### Exercise instructions
Lines with "Clone this chart in matplotlib." and "from matplotlib.patches import" mark the range, both included. Reproduce exactly that stretch, without pictures.

### Exercise inputs
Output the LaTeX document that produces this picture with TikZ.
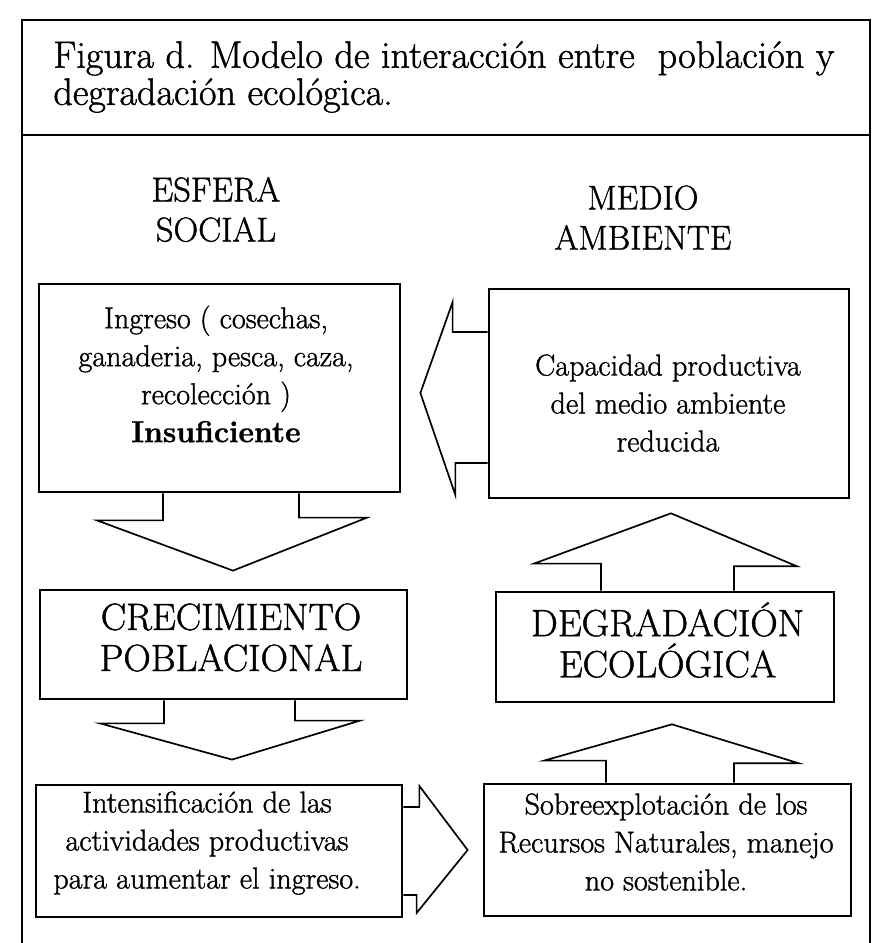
\documentclass[tikz,border=0pt]{standalone}
\usepackage{fontspec}
\setmainfont{Latin Modern Roman}[FakeBold=1.2]
\usepackage{tikz}
\usetikzlibrary{calc,positioning}
\tikzstyle{caja} = [draw=black, line width=1.3pt, rectangle, inner sep=0pt]
\tikzstyle{texto} = [align=center, inner sep=0pt, font=\fontsize{14.3}{18}\selectfont]
\tikzstyle{titular} = [align=center, inner sep=0pt, font=\fontsize{18}{19.5}\selectfont]
\tikzstyle{flecha} = [draw=black, line width=0.8pt, line join=miter]

\begin{document}
\begin{tikzpicture}
		\useasboundingbox (0,0) rectangle (14.567,-15.717);
		\coordinate (ingreso) at (3.658,-6.467);
		\coordinate (capacidad) at (11.15,-6.558);
		\coordinate (crecimiento) at (3.725,-10.742);
		\coordinate (degradacion) at (11.083,-10.783);
		\coordinate (intensif) at (3.65,-14.183);
		\coordinate (sobreexpl) at (11.125,-14.167);
		% Frame and title
		\draw[line width=1.1pt] (0.367,-15.717) -- (0.367,-0.333) -- (14.5,-0.333) -- (14.5,-15.717);
		\draw[line width=1.1pt] (0.367,-2.25) -- (14.5,-2.25);
		\node[name=titulo, anchor=north west, inner sep=0pt, align=left, font=\fontsize{18.1}{17.6}\selectfont] at (0.883,-0.68) {Figura d. Modelo de interacción entre\ \ población y\\degradación ecológica.};
		% Column headings
		\begin{scope}[every node/.style={align=center, inner sep=0pt, font=\fontsize{16.3}{19}\selectfont}]
		\node[name=esfera] at (3.6,-3.492) {ESFERA\\SOCIAL};
		\node[name=medio] at (10.717,-3.625) {MEDIO\\AMBIENTE};
		\end{scope}
		% Boxes
		\begin{scope}[every node/.style={caja}]
		\node[name=ingreso, minimum width=6.017cm, minimum height=3.467cm] at (ingreso) {};
		\node[name=capacidad, minimum width=6cm, minimum height=3.483cm] at (capacidad) {};
		\node[name=crecimiento, minimum width=6.117cm, minimum height=1.817cm] at (crecimiento) {};
		\node[name=degradacion, minimum width=5.633cm, minimum height=1.833cm] at (degradacion) {};
		\node[name=intensif, minimum width=6.1cm, minimum height=2.2cm] at (intensif) {};
		\node[name=sobreexpl, minimum width=6.117cm, minimum height=2.2cm] at (sobreexpl) {};
		\end{scope}
		% Box texts
		\begin{scope}[every node/.style={texto}]
		\node[name=ingresotxt] at (3.6,-6.233) {Ingreso ( cosechas,\\ganaderia, pesca, caza,\\recolección )\\\textbf{Insuficiente}};
		\node[name=capacidadtxt] at (11.133,-6.717) {Capacidad productiva\\del medio ambiente\\reducida};
		\node[name=intensiftxt] at (3.45,-14.05) {Intensificación de las\\actividades productivas\\para aumentar el ingreso.};
		\node[name=sobreexpltxt] at (11.1,-14.033) {Sobreexplotación de los\\Recursos Naturales, manejo\\no sostenible.};
		\end{scope}
		\begin{scope}[every node/.style={titular}]
		\node[name=crecimientotxt] at (3.85,-10.625) {CRECIMIENTO\\POBLACIONAL};
		\node[name=degradaciontxt] at (11.125,-10.667) {DEGRADACIÓN\\ECOLÓGICA};
		\end{scope}
		% Block arrows
		\draw[flecha] ($(capacidad.west)+(0,1.025)$) -- ++(-0.583,0) -- ++(0,0.5) -- ($(ingreso.east)+(0.317,-0.083)$) -- ++(0.583,-1.7) -- ++(0,0.533) -- ($(capacidad.west)+(0,-1.158)$);
		\draw[flecha] ($(ingreso.south)+(-0.942,0)$) -- ++(0,-0.45) -- ++(-1.1,0) -- ($(crecimiento.north)+(0.158,0.3)$) -- ++(2.233,0.883) -- ++(-1.133,0) -- ($(ingreso.south)+(1.325,0)$);
		\draw[flecha] ($(crecimiento.south)+(-0.992,0)$) -- ++(0,-0.383) -- ++(-1.067,0) -- ($(intensif.north)+(0.217,0.4)$) -- ++(2.133,0.65) -- ++(-1.083,0) -- ($(crecimiento.south)+(1.192,0)$);
		\draw[flecha] ($(intensif.east)+(0,0.733)$) -- ++(0.267,0) -- ++(0,0.35) -- ($(sobreexpl.west)+(-0.25,0)$) -- ++(-0.85,-1.05) -- ++(0,0.3) -- ($(intensif.east)+(0,-0.733)$);
		\draw[flecha] ($(sobreexpl.north)+(-1.025,0)$) -- ++(0,0.367) -- ++(-1.033,0) -- ($(degradacion.south)+(0.117,-0.35)$) -- ++(2.117,-0.65) -- ++(-1.083,0) -- ($(sobreexpl.north)+(1.108,0)$);
		\draw[flecha] ($(degradacion.north)+(-1.067,0)$) -- ++(0,0.45) -- ++(-1.117,0) -- ($(capacidad.south)+(0.033,-0.233)$) -- ++(2.1,-0.883) -- ++(-1.05,0) -- ($(degradacion.north)+(1.15,0)$);
\end{tikzpicture}
\end{document}
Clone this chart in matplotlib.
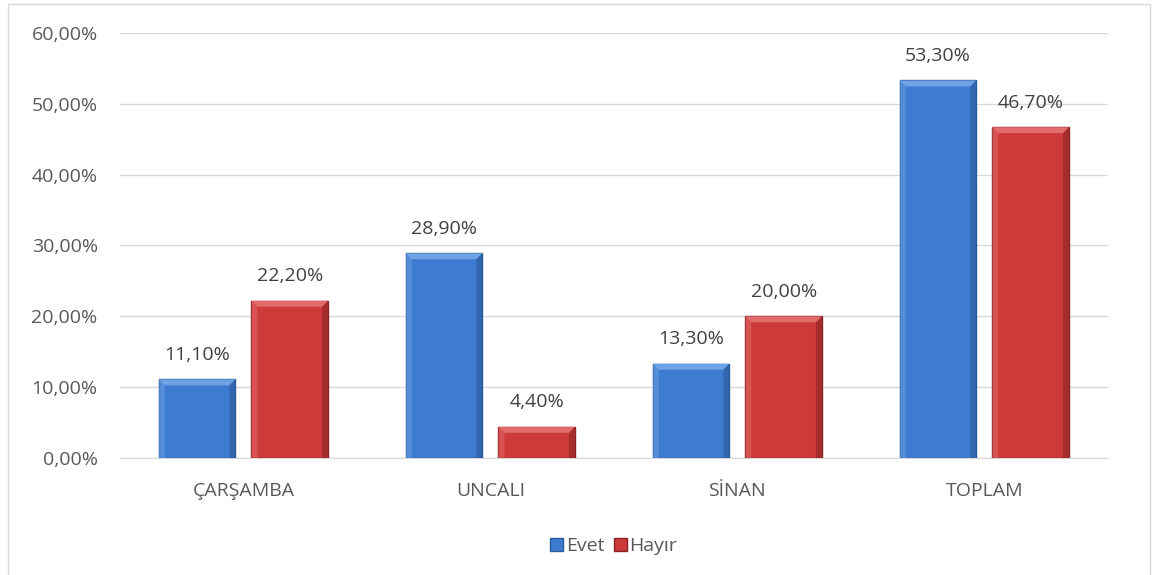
import matplotlib.pyplot as plt
import numpy as np
from matplotlib.patches import Rectangle, Polygon

# ==============================
# Veriler
# ==============================
kategoriler = ["ÇARŞAMBA", "UNCALI", "SİNAN", "TOPLAM"]
evet = [11.1, 28.9, 13.3, 53.3]
hayir = [22.2, 4.4, 20.0, 46.7]
seriler = ["Evet", "Hayır"]

plt.rcParams['font.family'] = ['Open Sans', 'DejaVu Sans']

fig = plt.figure(figsize=(11.6, 5.75), dpi=100)
ax = fig.add_axes([0.1034, 0.2035, 0.8516, 0.7391])

# kenarlik
fig.patches.append(Rectangle((8 / 1160, -0.01), 1142 / 1160, 1 - 4 / 575 + 0.01,
                             transform=fig.transFigure, fill=False,
                             edgecolor="#d9d9d9", linewidth=1))

x = np.arange(len(kategoriler))
w = 0.31
off = (w + 0.065) / 2

ax.set_ylim(0, 60)
ax.set_xlim(-0.5, 3.5)

b1 = ax.bar(x - off, evet, w, color="#3d7cd0", edgecolor="#2a5a9a", linewidth=1,
            label=seriler[0], zorder=3)
b2 = ax.bar(x + off, hayir, w, color="#cd3a3a", edgecolor="#8a2424", linewidth=1,
            label=seriler[1], zorder=3)

# ==============================
# Kabartma (bevel) efekti
# ==============================
dx = 6 * 4 / 988      # ~6 piksel (x)
dy = 6 * 60 / 425     # ~6 piksel (y)


def bevel(r, acik, koyu):
    x0, x1 = r.get_x(), r.get_x() + r.get_width()
    y0, y1 = 0, r.get_height()
    d = min(dy, y1 / 2)
    ust = [(x0, y1), (x1, y1), (x1 - dx, y1 - d), (x0 + dx, y1 - d)]
    sol = [(x0, y0), (x0, y1), (x0 + dx, y1 - d), (x0 + dx, y0)]
    sag = [(x1, y0), (x1, y1), (x1 - dx, y1 - d), (x1 - dx, y0)]
    ax.add_patch(Polygon(ust, closed=True, color=acik, zorder=4, linewidth=0))
    ax.add_patch(Polygon(sol, closed=True, color=acik, alpha=0.5, zorder=4, linewidth=0))
    ax.add_patch(Polygon(sag, closed=True, color=koyu, alpha=0.6, zorder=4, linewidth=0))


for r in b1:
    bevel(r, "#6ea2e4", "#2b5a98")
for r in b2:
    bevel(r, "#e36b6b", "#8e2424")

for bars, vals in ((b1, evet), (b2, hayir)):
    for r, v in zip(bars, vals):
        ax.text(r.get_x() + r.get_width() / 2, v + 2.2, f"{v:.2f}%".replace(".", ","),
                ha="center", va="bottom", fontsize=14, color="#404040")

ax.set_yticks(np.arange(0, 61, 10))
ax.set_yticklabels([f"{t:.2f}%".replace(".", ",") for t in np.arange(0, 61, 10)])
ax.set_xticks(x)
ax.set_xticklabels(kategoriler)
ax.tick_params(axis="both", length=0, labelsize=14, colors="#595959")
ax.tick_params(axis="y", pad=16)
ax.tick_params(axis="x", pad=17)
ax.grid(axis="y", color="#d9d9d9", linewidth=1, zorder=0)
for s in ["top", "right", "left"]:
    ax.spines[s].set_visible(False)
ax.spines["bottom"].set_color("#d9d9d9")

ax.legend(loc="upper center", bbox_to_anchor=(0.5, -0.145), ncol=2, frameon=False,
          fontsize=14, handlelength=0.65, handleheight=0.65, handletextpad=0.15,
          columnspacing=0.5, labelcolor="#595959")

fig.savefig("out.png", dpi=100)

### Correct response
Clone this chart in matplotlib.
import matplotlib.pyplot as plt
import numpy as np
from matplotlib.patches import Rectangle, Polygon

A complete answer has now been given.